## What you need to do
Print the lines that start the entries and continue through the one holding "var chart = echarts.init(document.getElementById('main'));", please, exactly and with the pictures omitted.

__________

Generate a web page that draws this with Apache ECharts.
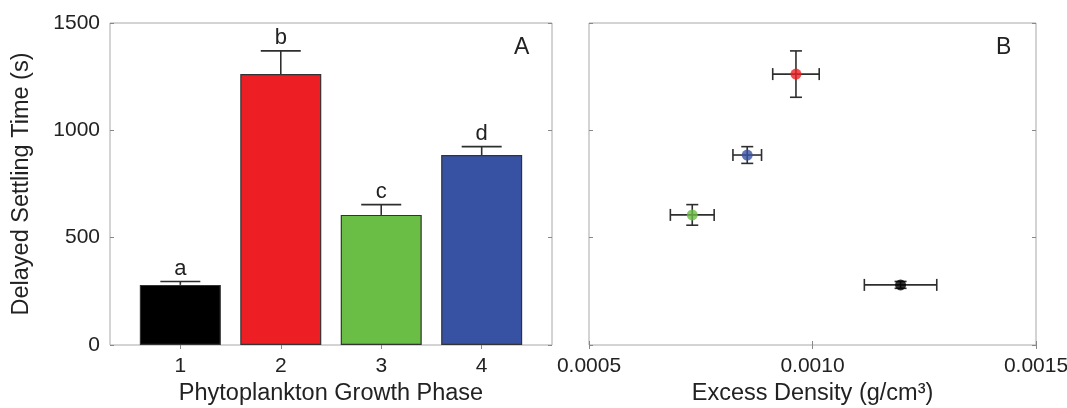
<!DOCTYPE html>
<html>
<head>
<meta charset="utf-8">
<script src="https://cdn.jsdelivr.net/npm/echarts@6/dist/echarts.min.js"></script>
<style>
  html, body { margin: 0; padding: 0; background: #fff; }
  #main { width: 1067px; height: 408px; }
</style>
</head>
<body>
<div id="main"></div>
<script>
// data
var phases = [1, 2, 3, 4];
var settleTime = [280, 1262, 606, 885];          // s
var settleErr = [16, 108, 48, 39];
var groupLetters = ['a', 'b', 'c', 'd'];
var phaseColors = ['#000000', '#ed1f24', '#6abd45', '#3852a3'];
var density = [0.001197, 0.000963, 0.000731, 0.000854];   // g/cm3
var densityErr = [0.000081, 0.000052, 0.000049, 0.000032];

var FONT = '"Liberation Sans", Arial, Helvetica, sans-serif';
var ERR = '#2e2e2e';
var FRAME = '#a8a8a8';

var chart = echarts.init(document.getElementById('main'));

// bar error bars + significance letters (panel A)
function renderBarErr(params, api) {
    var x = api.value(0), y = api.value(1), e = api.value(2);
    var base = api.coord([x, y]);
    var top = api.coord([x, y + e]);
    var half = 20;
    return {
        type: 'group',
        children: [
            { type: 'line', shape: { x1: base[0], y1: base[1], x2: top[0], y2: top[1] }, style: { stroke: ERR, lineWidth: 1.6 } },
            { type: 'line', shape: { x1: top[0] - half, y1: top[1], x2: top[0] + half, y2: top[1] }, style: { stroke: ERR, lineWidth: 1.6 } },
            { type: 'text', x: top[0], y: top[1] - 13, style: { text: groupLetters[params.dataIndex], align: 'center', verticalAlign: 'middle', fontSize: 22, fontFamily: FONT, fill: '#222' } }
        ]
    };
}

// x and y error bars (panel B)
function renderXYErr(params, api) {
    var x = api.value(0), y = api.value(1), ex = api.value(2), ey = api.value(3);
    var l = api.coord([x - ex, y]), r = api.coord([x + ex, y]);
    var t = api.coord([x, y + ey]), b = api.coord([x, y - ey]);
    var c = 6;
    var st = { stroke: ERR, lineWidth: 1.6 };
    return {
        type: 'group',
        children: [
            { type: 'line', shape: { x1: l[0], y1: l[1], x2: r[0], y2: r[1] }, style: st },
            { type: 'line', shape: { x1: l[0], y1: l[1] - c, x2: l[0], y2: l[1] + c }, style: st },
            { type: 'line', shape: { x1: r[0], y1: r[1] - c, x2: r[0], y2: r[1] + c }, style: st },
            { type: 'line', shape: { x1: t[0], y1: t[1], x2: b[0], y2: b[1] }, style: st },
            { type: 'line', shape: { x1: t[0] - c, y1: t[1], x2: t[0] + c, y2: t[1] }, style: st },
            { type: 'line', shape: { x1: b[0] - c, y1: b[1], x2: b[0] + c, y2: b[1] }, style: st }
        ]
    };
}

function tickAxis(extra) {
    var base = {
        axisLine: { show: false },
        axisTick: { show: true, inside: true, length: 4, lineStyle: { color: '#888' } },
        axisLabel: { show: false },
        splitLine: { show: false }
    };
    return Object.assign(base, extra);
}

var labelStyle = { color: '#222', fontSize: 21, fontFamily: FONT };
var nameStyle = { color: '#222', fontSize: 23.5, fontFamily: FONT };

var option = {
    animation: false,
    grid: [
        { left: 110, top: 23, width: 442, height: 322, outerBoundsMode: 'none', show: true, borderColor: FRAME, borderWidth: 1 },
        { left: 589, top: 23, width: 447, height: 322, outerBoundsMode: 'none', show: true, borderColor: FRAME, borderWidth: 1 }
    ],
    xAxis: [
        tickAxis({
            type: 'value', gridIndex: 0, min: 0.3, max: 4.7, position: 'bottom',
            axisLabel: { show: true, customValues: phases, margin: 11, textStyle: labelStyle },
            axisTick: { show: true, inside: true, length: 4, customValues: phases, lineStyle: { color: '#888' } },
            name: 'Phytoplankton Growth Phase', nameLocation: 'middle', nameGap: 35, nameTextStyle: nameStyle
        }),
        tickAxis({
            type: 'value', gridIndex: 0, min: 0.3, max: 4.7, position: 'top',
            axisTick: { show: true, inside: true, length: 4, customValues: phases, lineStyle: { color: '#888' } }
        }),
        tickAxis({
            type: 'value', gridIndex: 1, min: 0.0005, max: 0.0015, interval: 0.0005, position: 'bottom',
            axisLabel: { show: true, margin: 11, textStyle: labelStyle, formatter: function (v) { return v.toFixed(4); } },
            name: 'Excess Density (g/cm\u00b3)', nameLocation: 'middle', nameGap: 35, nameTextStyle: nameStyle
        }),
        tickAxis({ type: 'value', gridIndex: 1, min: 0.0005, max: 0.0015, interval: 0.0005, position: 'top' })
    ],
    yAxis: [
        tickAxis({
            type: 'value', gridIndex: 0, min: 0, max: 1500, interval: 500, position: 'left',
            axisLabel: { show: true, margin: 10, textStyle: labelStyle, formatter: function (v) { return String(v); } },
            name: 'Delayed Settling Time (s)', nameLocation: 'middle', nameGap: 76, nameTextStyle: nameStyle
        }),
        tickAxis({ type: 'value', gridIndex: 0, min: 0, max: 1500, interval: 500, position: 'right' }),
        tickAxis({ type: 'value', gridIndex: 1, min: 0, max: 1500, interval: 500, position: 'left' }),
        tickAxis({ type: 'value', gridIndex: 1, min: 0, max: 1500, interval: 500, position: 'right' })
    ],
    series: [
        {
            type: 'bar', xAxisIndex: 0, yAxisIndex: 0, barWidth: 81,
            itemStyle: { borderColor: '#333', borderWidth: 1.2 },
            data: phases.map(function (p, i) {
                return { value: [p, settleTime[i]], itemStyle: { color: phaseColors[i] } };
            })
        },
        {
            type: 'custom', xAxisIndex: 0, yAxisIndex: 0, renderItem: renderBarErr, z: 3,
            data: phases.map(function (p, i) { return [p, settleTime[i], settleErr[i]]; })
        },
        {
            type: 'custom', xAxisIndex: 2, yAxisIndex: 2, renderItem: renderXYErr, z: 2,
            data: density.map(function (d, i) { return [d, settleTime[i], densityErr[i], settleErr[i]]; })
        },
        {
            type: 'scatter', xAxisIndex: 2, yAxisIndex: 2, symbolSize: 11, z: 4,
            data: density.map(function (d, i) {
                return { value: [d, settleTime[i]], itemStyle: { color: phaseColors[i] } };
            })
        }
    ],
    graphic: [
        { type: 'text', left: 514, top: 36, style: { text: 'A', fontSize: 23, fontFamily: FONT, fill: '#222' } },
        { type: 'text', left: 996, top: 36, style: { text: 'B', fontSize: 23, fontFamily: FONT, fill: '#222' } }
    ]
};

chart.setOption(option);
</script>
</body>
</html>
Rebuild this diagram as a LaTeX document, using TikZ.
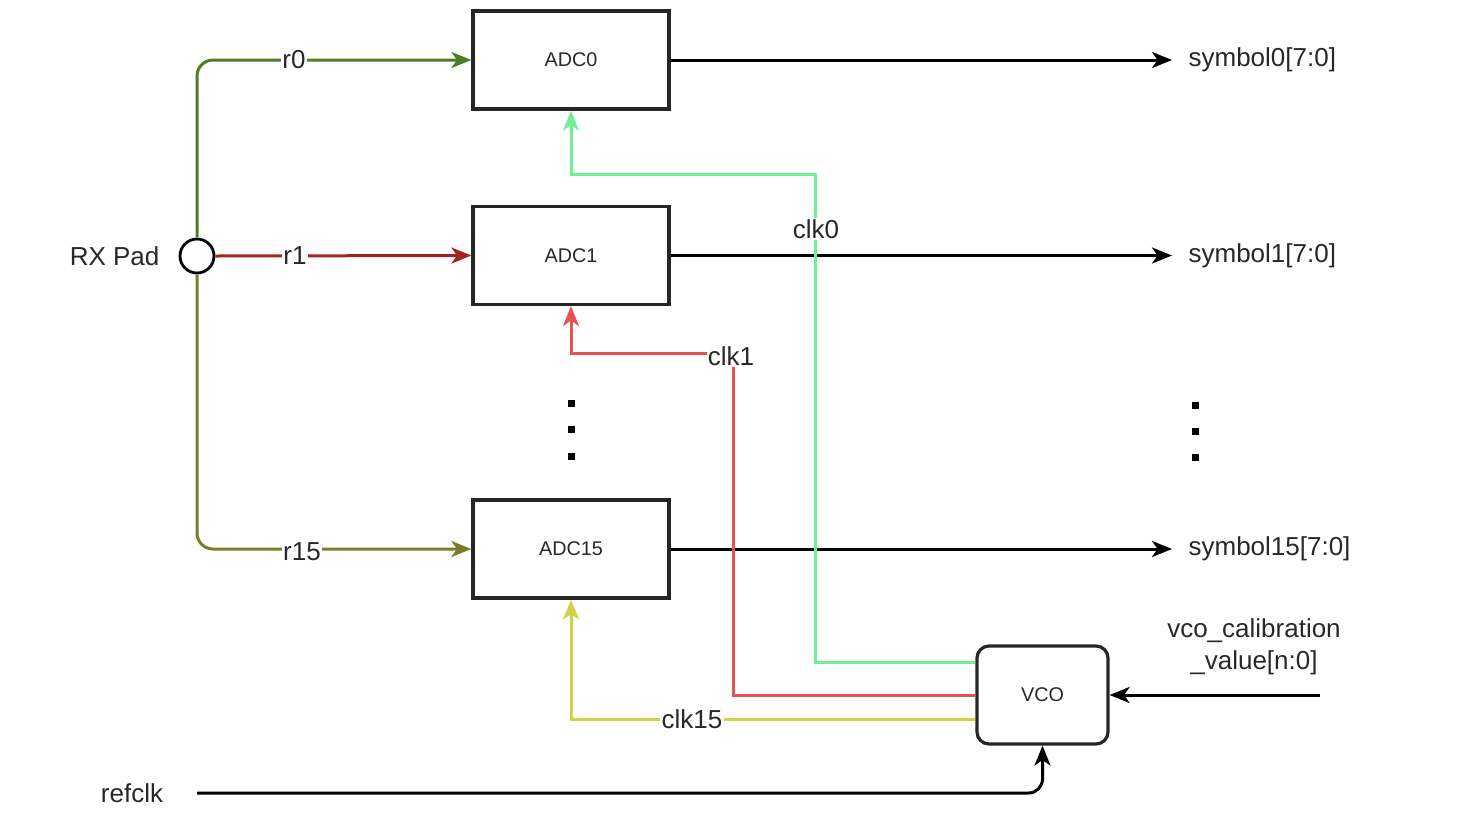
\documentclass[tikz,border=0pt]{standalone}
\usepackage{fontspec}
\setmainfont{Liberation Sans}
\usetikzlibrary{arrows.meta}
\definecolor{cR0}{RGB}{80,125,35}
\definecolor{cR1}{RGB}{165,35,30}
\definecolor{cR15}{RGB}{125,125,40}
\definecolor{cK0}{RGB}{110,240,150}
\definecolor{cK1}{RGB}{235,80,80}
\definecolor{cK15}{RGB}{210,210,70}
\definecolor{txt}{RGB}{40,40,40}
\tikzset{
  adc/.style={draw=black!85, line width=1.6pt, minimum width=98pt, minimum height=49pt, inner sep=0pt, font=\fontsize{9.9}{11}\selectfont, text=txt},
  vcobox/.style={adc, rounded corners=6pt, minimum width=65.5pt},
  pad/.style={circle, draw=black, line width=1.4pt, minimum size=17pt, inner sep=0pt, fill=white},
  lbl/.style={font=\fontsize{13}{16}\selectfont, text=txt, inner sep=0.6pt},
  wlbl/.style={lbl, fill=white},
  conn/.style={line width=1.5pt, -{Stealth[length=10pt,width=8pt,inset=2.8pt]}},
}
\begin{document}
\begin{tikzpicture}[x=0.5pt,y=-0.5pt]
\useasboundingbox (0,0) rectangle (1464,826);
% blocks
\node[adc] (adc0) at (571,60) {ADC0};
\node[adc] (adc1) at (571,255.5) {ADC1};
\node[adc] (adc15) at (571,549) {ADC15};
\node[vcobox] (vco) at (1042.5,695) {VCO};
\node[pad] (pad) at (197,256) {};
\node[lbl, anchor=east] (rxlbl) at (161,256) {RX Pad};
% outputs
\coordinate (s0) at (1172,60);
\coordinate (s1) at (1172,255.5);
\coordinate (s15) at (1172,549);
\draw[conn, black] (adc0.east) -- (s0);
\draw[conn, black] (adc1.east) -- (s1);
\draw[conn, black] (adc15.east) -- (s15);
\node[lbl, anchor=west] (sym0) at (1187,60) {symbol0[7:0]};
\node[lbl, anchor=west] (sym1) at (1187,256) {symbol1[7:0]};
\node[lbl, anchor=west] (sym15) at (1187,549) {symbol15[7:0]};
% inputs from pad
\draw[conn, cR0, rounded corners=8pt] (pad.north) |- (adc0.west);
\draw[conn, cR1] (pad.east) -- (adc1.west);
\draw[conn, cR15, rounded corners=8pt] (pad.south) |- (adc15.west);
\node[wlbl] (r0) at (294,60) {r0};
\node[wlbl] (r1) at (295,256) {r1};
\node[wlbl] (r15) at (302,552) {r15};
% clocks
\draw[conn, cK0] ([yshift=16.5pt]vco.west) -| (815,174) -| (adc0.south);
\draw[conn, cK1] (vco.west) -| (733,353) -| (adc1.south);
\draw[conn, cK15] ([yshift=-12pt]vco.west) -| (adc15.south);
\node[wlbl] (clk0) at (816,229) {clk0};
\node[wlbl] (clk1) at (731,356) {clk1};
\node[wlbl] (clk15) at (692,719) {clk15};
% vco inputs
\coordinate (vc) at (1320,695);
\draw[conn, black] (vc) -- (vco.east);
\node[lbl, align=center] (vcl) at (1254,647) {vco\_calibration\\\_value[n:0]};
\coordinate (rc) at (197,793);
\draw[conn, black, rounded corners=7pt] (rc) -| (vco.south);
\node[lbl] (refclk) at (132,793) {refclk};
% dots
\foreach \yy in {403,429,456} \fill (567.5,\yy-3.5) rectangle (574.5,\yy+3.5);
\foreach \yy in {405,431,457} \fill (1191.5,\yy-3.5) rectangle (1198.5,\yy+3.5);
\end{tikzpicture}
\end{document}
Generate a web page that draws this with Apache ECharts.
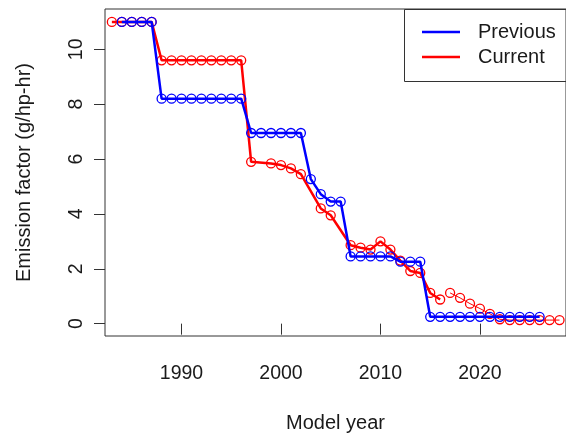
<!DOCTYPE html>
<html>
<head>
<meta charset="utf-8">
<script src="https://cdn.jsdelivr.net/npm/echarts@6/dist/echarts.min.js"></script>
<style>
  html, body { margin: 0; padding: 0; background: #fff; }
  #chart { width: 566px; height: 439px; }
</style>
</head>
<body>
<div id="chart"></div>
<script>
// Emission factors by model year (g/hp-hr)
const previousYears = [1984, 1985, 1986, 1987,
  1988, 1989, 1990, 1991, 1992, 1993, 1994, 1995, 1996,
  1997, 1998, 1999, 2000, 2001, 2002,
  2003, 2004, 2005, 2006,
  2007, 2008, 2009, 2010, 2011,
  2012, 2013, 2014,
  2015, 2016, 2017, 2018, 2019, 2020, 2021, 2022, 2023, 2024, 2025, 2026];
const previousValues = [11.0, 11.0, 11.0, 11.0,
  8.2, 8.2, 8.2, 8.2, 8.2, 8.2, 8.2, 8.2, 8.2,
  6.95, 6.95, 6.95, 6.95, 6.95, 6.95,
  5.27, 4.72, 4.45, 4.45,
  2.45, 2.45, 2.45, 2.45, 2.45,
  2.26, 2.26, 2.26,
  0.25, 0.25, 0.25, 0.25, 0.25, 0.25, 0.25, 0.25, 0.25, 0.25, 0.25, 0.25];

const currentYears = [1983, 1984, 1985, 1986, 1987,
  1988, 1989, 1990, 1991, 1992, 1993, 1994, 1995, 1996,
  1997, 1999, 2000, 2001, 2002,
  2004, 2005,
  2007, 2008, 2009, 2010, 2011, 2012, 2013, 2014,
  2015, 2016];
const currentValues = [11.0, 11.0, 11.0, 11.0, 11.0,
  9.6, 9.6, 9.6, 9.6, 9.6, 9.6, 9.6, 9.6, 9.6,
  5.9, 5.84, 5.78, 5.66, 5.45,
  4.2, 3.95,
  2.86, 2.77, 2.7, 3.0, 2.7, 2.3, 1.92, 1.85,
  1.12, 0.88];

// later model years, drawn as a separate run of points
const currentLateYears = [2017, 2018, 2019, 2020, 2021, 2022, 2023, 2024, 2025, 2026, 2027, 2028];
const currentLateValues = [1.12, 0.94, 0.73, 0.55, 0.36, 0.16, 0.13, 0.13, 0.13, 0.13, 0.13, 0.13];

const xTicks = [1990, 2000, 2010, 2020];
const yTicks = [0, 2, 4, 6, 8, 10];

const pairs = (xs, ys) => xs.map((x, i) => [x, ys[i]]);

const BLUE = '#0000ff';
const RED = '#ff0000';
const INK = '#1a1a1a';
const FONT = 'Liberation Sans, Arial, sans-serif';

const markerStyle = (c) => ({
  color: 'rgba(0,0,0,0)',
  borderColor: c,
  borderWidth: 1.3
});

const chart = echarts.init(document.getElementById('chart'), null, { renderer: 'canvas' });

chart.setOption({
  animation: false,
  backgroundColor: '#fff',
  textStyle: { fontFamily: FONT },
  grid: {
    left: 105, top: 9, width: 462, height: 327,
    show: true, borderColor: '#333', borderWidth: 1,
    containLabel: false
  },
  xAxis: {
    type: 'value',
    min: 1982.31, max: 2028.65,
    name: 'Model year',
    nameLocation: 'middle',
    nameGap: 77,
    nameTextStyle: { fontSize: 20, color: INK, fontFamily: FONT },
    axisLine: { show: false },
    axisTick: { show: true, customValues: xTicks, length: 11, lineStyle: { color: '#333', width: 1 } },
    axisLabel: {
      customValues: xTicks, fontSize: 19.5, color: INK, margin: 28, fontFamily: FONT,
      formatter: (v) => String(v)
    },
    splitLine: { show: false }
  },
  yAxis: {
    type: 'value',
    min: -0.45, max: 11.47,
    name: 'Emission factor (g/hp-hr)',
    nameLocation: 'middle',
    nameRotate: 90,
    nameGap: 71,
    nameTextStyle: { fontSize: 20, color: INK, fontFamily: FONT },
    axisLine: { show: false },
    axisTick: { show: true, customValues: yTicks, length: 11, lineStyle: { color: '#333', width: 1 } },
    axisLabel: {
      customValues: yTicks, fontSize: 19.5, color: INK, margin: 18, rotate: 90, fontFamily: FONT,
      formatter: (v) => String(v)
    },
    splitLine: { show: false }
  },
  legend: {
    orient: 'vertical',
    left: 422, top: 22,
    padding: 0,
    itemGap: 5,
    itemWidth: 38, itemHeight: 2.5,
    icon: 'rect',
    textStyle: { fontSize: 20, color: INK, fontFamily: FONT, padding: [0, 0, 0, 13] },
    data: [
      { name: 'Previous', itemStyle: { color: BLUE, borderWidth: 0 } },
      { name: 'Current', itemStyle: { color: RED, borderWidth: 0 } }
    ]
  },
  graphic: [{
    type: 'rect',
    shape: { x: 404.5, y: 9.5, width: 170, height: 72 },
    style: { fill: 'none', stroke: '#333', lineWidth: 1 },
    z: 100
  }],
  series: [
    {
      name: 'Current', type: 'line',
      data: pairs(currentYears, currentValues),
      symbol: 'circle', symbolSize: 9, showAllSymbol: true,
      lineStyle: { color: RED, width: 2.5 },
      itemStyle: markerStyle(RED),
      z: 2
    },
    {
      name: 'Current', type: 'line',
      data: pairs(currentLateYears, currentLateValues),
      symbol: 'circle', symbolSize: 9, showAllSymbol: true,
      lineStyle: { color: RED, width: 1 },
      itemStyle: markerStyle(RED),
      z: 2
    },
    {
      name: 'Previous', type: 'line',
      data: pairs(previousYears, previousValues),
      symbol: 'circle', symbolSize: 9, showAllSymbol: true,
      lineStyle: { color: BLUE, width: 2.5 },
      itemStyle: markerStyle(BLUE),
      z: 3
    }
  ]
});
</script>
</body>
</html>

__________

## Output of the task
Generate a web page that draws this with Apache ECharts.
<!DOCTYPE html>
<html>
<head>
<meta charset="utf-8">
<script src="https://cdn.jsdelivr.net/npm/echarts@6/dist/echarts.min.js"></script>
<style>
  html, body { margin: 0; padding: 0; background: #fff; }
  #main { width: 1067px; height: 408px; }
</style>
</head>
<body>
<div id="main"></div>
<script>
// data
var phases = [1, 2, 3, 4];
var settleTime = [280, 1262, 606, 885];          // s
var settleErr = [16, 108, 48, 39];
var groupLetters = ['a', 'b', 'c', 'd'];
var phaseColors = ['#000000', '#ed1f24', '#6abd45', '#3852a3'];
var density = [0.001197, 0.000963, 0.000731, 0.000854];   // g/cm3
var densityErr = [0.000081, 0.000052, 0.000049, 0.000032];

var FONT = '"Liberation Sans", Arial, Helvetica, sans-serif';
var ERR = '#2e2e2e';
var FRAME = '#a8a8a8';

var chart = echarts.init(document.getElementById('main'));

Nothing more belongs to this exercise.